Provided data:
— BEGIN —
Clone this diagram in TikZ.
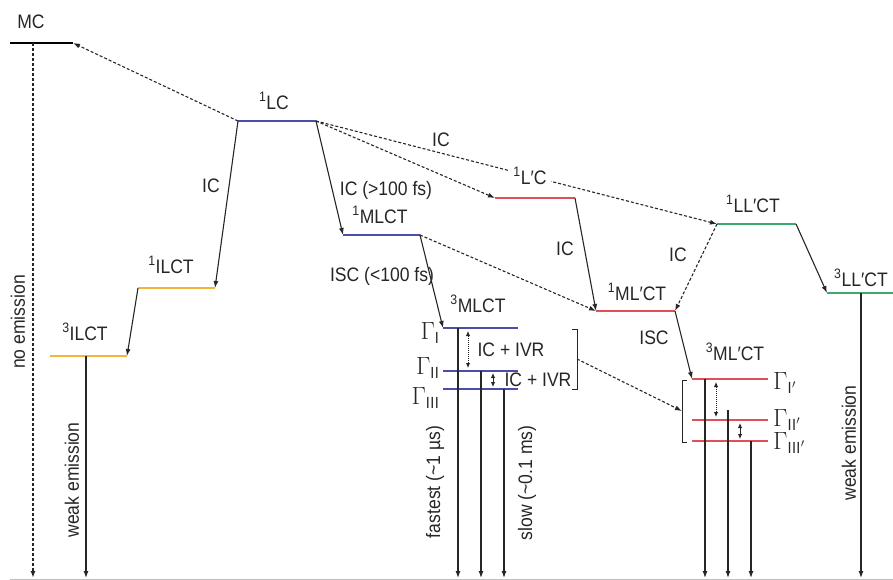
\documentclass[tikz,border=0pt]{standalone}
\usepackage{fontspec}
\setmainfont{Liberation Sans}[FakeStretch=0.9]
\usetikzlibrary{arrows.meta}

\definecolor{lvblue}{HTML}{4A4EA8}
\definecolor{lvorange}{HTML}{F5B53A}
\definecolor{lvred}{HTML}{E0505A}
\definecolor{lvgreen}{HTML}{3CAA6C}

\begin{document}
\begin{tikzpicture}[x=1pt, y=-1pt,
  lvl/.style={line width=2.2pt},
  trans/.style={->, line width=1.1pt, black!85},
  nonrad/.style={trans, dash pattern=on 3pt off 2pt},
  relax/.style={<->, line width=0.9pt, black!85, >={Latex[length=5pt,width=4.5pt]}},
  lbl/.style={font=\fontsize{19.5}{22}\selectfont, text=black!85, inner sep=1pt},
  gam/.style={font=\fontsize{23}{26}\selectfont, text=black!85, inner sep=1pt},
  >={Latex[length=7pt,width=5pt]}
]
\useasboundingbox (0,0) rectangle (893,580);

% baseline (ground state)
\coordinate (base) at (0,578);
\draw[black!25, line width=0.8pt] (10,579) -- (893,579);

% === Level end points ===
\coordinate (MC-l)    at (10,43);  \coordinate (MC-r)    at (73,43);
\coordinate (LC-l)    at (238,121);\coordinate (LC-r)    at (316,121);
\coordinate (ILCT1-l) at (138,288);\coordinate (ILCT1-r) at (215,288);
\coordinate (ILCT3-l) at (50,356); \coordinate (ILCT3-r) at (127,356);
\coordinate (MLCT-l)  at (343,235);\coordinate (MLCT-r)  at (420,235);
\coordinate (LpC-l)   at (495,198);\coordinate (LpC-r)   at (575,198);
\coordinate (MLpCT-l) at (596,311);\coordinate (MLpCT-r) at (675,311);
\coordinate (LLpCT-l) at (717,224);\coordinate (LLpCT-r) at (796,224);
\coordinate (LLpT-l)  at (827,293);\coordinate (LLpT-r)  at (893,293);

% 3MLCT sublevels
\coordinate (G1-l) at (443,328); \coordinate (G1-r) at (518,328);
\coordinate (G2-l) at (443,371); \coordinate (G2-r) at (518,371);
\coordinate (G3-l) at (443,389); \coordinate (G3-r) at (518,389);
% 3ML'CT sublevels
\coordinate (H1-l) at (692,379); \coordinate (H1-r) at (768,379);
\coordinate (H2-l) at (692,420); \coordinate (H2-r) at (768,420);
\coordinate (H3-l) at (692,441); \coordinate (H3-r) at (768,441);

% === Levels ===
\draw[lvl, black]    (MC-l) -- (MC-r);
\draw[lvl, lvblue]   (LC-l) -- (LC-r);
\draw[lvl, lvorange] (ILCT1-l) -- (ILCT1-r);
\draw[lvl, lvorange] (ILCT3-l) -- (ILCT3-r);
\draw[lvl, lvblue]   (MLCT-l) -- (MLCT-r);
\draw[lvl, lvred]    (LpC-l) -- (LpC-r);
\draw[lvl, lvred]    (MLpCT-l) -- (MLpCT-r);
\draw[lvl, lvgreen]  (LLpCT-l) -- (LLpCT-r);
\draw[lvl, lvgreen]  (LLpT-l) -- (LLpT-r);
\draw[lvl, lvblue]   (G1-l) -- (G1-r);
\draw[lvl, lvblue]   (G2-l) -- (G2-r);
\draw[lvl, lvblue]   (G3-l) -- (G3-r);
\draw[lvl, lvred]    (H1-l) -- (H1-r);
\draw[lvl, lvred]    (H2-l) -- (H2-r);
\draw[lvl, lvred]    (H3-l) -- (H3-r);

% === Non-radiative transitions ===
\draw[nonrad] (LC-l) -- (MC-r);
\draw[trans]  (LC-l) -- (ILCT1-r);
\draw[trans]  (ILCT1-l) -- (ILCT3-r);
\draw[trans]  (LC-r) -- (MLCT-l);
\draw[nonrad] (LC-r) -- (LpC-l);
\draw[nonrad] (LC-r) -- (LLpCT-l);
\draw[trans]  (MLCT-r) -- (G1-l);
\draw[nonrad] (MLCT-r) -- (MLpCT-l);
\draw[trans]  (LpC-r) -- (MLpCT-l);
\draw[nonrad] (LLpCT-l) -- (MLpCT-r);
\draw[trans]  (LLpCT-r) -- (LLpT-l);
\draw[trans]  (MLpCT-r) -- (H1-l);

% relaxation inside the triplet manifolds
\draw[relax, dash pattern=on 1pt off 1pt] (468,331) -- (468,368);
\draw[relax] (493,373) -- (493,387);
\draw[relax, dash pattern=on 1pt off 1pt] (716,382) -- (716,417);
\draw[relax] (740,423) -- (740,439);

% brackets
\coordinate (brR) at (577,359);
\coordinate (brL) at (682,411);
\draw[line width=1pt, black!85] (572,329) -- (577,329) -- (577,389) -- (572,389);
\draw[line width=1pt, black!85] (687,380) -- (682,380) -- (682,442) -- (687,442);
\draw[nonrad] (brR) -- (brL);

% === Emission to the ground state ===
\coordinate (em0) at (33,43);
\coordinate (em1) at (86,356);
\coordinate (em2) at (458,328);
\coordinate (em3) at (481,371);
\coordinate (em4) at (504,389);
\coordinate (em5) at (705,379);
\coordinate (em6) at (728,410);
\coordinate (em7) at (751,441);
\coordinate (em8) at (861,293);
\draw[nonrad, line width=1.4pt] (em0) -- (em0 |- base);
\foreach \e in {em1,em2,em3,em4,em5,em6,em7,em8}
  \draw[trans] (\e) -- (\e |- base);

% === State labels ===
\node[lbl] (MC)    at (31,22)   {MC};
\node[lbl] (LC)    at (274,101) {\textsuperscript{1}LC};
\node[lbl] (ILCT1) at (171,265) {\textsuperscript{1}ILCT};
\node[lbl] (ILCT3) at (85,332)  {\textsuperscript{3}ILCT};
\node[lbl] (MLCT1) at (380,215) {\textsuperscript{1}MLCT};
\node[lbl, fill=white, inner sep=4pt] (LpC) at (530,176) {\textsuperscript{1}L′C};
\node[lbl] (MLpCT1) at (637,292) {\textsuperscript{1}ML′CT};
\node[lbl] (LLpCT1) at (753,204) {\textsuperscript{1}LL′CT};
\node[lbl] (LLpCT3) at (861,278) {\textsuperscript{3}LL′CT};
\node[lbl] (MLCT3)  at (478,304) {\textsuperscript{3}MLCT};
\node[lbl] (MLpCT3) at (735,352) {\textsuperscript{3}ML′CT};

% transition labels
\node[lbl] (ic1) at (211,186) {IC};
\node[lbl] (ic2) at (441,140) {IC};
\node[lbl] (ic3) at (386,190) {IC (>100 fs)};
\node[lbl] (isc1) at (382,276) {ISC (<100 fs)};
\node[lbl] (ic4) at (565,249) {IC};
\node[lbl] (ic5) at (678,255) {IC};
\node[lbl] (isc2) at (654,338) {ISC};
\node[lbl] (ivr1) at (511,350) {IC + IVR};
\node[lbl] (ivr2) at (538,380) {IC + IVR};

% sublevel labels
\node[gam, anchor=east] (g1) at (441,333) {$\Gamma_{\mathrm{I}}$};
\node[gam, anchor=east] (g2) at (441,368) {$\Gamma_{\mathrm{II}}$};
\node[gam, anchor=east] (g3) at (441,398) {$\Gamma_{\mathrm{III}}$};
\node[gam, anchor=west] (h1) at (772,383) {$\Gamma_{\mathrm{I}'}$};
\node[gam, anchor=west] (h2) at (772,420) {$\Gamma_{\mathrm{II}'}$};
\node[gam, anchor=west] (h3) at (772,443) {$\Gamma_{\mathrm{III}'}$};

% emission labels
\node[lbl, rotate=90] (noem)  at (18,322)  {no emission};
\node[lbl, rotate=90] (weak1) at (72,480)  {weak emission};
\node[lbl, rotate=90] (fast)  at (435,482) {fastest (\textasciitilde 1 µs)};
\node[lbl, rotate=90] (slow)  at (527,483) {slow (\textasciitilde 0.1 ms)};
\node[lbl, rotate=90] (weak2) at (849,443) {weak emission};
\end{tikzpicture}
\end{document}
— END —
Request: Please quote the lines of the material, beginning with the first and ending with the one that contains "at (827,293);\coordinate (LLpT-r)", exactly as written and without any pictures.

Task result:
Clone this diagram in TikZ.
\documentclass[tikz,border=0pt]{standalone}
\usepackage{fontspec}
\setmainfont{Liberation Sans}[FakeStretch=0.9]
\usetikzlibrary{arrows.meta}

\definecolor{lvblue}{HTML}{4A4EA8}
\definecolor{lvorange}{HTML}{F5B53A}
\definecolor{lvred}{HTML}{E0505A}
\definecolor{lvgreen}{HTML}{3CAA6C}

\begin{document}
\begin{tikzpicture}[x=1pt, y=-1pt,
  lvl/.style={line width=2.2pt},
  trans/.style={->, line width=1.1pt, black!85},
  nonrad/.style={trans, dash pattern=on 3pt off 2pt},
  relax/.style={<->, line width=0.9pt, black!85, >={Latex[length=5pt,width=4.5pt]}},
  lbl/.style={font=\fontsize{19.5}{22}\selectfont, text=black!85, inner sep=1pt},
  gam/.style={font=\fontsize{23}{26}\selectfont, text=black!85, inner sep=1pt},
  >={Latex[length=7pt,width=5pt]}
]
\useasboundingbox (0,0) rectangle (893,580);

% baseline (ground state)
\coordinate (base) at (0,578);
\draw[black!25, line width=0.8pt] (10,579) -- (893,579);

% === Level end points ===
\coordinate (MC-l)    at (10,43);  \coordinate (MC-r)    at (73,43);
\coordinate (LC-l)    at (238,121);\coordinate (LC-r)    at (316,121);
\coordinate (ILCT1-l) at (138,288);\coordinate (ILCT1-r) at (215,288);
\coordinate (ILCT3-l) at (50,356); \coordinate (ILCT3-r) at (127,356);
\coordinate (MLCT-l)  at (343,235);\coordinate (MLCT-r)  at (420,235);
\coordinate (LpC-l)   at (495,198);\coordinate (LpC-r)   at (575,198);
\coordinate (MLpCT-l) at (596,311);\coordinate (MLpCT-r) at (675,311);
\coordinate (LLpCT-l) at (717,224);\coordinate (LLpCT-r) at (796,224);
\coordinate (LLpT-l)  at (827,293);\coordinate (LLpT-r)  at (893,293);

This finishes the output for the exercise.